The provision of Internet services to a community can be an enormously complex process.
End users need to be able to plug into the network or connect by wireless; their connections need to be authenticated and secured; multiple devices - desktops, laptops, tablets, phones, gaming consoles, media players and televisions need to be supported - and most of these devices have complex configurations, with varying operating systems. Some of thoses devices need to roam between networks and change their configurations accordingly. Some users have modern hardware, whilst others may be using devices many years old. When a user has a problem and something on their device doesn't work - they often don't know the cause: whether it is due to their hardware; their application; or the network.
The network itself may comprise hundreds of wireless access points, kilometers of data cabling, thousands of wall ports and other cable terminations as well as switches, routers, servers and databases.
Not only that, the effective operation and use of the network depends on good communication between Cirrus, the managers of the community and the end users.
Cirrus is an expert at designing and managing these networks. The team understands the ingredients required to make a network operate successfully. And a network will operate successfully if it has been well designed, is simple for users to connect, and provides an effective mechanism for users to gain support when something does go wrong.
It is also important that consideration is given to security. In a student environment particularly Cirrus has found that some residents try to take advantage of the system and explore the boundaries of the network.
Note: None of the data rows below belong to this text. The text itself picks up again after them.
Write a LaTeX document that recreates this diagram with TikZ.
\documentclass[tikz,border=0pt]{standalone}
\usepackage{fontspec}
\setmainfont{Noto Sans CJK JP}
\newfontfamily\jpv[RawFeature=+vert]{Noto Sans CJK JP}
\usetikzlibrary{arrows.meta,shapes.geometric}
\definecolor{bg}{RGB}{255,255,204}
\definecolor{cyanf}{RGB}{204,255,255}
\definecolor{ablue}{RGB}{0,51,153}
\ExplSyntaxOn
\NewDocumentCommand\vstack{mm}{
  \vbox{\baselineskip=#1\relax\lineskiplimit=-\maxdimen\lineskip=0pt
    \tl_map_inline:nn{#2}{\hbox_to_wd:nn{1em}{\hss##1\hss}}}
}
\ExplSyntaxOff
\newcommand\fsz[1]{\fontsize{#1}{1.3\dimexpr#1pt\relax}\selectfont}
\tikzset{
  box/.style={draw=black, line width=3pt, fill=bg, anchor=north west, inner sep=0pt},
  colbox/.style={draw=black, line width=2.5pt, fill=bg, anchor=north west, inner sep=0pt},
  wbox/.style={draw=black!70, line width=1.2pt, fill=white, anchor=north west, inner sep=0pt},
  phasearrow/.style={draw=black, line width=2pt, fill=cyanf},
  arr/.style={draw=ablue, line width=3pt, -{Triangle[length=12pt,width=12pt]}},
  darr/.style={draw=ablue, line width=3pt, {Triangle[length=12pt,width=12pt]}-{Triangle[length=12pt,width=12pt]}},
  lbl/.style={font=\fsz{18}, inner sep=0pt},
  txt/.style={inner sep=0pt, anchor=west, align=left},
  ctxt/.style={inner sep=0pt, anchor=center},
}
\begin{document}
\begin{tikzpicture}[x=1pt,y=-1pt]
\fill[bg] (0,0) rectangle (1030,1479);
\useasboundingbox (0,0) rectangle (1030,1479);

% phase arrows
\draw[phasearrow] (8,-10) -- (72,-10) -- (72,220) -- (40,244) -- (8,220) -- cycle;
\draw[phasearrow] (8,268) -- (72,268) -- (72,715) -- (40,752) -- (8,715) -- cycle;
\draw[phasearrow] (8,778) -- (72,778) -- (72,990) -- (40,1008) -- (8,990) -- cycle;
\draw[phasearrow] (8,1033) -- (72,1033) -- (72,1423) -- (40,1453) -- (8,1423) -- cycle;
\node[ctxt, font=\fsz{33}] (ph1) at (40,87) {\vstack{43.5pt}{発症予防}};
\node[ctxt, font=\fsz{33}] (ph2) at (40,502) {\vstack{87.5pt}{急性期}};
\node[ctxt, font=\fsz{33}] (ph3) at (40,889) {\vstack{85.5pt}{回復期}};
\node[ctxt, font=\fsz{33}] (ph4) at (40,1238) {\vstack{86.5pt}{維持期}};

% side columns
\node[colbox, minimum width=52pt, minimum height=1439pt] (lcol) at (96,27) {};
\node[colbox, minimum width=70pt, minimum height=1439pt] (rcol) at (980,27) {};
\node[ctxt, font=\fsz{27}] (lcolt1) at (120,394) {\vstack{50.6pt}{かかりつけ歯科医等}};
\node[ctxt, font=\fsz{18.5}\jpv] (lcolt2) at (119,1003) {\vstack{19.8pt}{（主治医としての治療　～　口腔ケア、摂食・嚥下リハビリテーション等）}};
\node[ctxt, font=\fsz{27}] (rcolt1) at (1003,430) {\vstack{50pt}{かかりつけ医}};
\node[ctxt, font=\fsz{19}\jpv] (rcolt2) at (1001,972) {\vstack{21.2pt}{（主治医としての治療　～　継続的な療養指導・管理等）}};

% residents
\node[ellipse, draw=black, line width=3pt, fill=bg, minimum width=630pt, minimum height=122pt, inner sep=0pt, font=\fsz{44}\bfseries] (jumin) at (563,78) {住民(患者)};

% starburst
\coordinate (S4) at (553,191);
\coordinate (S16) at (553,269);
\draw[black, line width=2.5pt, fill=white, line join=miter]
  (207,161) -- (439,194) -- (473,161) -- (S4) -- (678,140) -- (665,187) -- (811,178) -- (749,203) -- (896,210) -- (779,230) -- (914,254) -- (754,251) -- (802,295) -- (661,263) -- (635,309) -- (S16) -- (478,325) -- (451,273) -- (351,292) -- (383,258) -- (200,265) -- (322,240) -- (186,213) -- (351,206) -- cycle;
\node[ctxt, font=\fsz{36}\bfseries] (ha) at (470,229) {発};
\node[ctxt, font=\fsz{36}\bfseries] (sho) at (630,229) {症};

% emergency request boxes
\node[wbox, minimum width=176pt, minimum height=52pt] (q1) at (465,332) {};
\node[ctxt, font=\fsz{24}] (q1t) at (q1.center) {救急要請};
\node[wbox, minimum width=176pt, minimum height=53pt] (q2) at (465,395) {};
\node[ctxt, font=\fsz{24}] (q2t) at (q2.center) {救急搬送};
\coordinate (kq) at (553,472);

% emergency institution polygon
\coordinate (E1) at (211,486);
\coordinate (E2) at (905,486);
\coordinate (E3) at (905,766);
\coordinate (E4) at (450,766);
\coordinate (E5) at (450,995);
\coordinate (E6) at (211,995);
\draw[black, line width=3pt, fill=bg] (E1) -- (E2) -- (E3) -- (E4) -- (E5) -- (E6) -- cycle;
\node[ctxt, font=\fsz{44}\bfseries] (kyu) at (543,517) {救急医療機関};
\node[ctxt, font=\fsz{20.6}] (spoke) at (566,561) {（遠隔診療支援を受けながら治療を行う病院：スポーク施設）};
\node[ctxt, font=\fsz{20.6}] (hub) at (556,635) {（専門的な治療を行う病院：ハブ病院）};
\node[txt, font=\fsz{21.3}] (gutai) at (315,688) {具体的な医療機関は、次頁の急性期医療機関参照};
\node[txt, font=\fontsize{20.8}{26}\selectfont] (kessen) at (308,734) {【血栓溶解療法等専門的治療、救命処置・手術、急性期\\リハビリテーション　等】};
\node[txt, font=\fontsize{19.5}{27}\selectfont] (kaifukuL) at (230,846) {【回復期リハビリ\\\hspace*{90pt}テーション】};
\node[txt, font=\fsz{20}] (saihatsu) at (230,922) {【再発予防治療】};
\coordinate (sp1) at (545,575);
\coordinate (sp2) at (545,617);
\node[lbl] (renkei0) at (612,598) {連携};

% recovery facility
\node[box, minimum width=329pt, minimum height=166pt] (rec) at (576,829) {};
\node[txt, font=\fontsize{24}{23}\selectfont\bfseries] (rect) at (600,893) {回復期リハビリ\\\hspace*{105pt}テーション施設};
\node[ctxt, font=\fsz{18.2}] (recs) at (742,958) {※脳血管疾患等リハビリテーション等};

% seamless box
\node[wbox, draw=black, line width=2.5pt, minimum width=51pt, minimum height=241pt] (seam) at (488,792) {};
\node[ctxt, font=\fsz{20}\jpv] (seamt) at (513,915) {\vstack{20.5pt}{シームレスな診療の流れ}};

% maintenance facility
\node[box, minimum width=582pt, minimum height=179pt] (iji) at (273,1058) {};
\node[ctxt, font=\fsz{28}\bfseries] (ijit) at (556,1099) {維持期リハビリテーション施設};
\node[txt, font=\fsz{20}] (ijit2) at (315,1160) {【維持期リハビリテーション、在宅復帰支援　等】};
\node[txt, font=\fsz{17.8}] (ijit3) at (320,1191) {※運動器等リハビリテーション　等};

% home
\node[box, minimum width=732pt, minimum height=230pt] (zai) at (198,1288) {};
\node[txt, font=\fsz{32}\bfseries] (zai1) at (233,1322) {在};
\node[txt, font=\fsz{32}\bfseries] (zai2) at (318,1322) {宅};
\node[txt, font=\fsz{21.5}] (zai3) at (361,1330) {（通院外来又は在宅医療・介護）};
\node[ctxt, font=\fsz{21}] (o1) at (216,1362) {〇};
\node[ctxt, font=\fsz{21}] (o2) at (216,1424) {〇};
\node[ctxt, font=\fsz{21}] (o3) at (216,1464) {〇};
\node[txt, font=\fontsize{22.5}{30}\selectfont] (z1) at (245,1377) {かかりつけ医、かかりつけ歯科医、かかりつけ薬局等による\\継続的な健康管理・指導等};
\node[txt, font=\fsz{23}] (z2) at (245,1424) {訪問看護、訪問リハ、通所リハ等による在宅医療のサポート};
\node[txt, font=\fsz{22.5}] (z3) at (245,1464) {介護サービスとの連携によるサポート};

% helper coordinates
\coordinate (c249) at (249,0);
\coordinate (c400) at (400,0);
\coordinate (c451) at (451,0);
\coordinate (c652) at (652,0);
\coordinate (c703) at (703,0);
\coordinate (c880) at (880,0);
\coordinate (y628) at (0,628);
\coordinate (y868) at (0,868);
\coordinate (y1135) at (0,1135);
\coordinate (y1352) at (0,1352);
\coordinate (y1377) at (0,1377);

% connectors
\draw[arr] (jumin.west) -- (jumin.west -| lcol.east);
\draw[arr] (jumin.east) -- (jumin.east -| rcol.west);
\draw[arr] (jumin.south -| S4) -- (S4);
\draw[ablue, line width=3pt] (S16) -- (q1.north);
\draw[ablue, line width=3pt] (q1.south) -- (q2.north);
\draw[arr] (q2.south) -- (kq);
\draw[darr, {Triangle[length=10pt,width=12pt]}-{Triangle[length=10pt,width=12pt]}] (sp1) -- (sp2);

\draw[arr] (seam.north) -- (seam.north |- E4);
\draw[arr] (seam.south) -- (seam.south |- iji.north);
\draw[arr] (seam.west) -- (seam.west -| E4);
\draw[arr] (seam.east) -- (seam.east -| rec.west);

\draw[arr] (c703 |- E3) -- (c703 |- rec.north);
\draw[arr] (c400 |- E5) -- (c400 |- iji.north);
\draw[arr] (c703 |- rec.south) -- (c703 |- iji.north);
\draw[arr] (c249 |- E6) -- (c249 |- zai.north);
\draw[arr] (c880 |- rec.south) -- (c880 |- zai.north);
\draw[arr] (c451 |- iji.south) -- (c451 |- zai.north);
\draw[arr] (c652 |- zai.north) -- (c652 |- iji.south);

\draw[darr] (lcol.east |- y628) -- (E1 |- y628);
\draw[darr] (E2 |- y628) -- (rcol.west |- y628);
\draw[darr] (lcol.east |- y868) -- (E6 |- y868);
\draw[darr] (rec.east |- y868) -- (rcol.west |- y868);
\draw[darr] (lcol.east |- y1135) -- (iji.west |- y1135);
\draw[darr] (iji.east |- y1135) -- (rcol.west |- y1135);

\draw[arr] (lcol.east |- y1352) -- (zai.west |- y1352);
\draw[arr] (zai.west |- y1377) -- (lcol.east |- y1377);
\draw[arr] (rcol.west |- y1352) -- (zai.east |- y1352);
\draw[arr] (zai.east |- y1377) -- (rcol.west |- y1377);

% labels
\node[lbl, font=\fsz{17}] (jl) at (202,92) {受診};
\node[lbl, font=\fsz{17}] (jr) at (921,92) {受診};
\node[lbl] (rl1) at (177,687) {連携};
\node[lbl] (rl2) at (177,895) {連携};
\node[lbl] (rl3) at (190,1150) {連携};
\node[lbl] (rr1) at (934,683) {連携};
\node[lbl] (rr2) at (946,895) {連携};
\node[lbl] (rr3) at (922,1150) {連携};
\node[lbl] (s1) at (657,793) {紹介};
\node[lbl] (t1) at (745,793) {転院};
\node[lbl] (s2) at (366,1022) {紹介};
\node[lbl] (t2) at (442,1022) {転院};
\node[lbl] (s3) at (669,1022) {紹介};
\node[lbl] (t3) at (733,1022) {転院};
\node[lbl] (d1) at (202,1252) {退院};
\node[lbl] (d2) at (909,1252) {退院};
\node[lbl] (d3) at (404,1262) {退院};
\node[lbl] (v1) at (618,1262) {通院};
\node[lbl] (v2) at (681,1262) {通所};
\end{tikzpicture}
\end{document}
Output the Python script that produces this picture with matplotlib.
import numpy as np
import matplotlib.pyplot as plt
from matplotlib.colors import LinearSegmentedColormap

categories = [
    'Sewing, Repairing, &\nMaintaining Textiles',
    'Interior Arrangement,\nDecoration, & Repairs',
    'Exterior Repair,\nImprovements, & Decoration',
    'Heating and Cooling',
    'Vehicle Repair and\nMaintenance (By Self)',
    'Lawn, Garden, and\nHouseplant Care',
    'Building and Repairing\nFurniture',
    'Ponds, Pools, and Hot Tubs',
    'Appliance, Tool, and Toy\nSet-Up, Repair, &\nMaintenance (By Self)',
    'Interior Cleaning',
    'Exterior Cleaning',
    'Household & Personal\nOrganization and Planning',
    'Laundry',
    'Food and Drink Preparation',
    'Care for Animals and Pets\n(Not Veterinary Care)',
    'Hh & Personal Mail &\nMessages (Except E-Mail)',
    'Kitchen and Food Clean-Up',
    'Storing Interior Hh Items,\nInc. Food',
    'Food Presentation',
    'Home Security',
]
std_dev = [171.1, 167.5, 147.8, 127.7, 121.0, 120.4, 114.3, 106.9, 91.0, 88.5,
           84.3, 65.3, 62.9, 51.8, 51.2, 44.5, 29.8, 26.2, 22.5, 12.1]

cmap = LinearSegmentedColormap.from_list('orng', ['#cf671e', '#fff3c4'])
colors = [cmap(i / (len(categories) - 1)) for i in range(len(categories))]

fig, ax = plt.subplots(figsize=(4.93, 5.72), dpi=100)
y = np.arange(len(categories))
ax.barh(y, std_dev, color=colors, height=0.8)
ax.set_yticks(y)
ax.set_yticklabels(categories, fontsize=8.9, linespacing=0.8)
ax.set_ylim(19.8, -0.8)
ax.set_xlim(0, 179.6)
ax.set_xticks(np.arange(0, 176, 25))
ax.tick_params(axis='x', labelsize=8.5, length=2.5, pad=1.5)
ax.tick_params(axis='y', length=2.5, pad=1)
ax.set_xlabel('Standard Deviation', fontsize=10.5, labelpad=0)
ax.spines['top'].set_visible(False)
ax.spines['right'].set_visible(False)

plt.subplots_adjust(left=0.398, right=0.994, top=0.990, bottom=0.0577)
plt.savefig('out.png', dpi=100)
A few simple techniques and a disciplined approach to network management can minimise the risk to all.
Communities can have a broad variety of technical and commercial needs so Cirrus keeps its offerings modular - but there are several themes common to all solutions:
- A data cable network to each user, or wireless network;
- A data (download) allocation to each user - and the potential ability for users to purchase more;
- Support - during busines hours, 24/7 and on the ground;
- Tools for the site manager to see what is going on; and
- The ability for the site operator to share in revenues.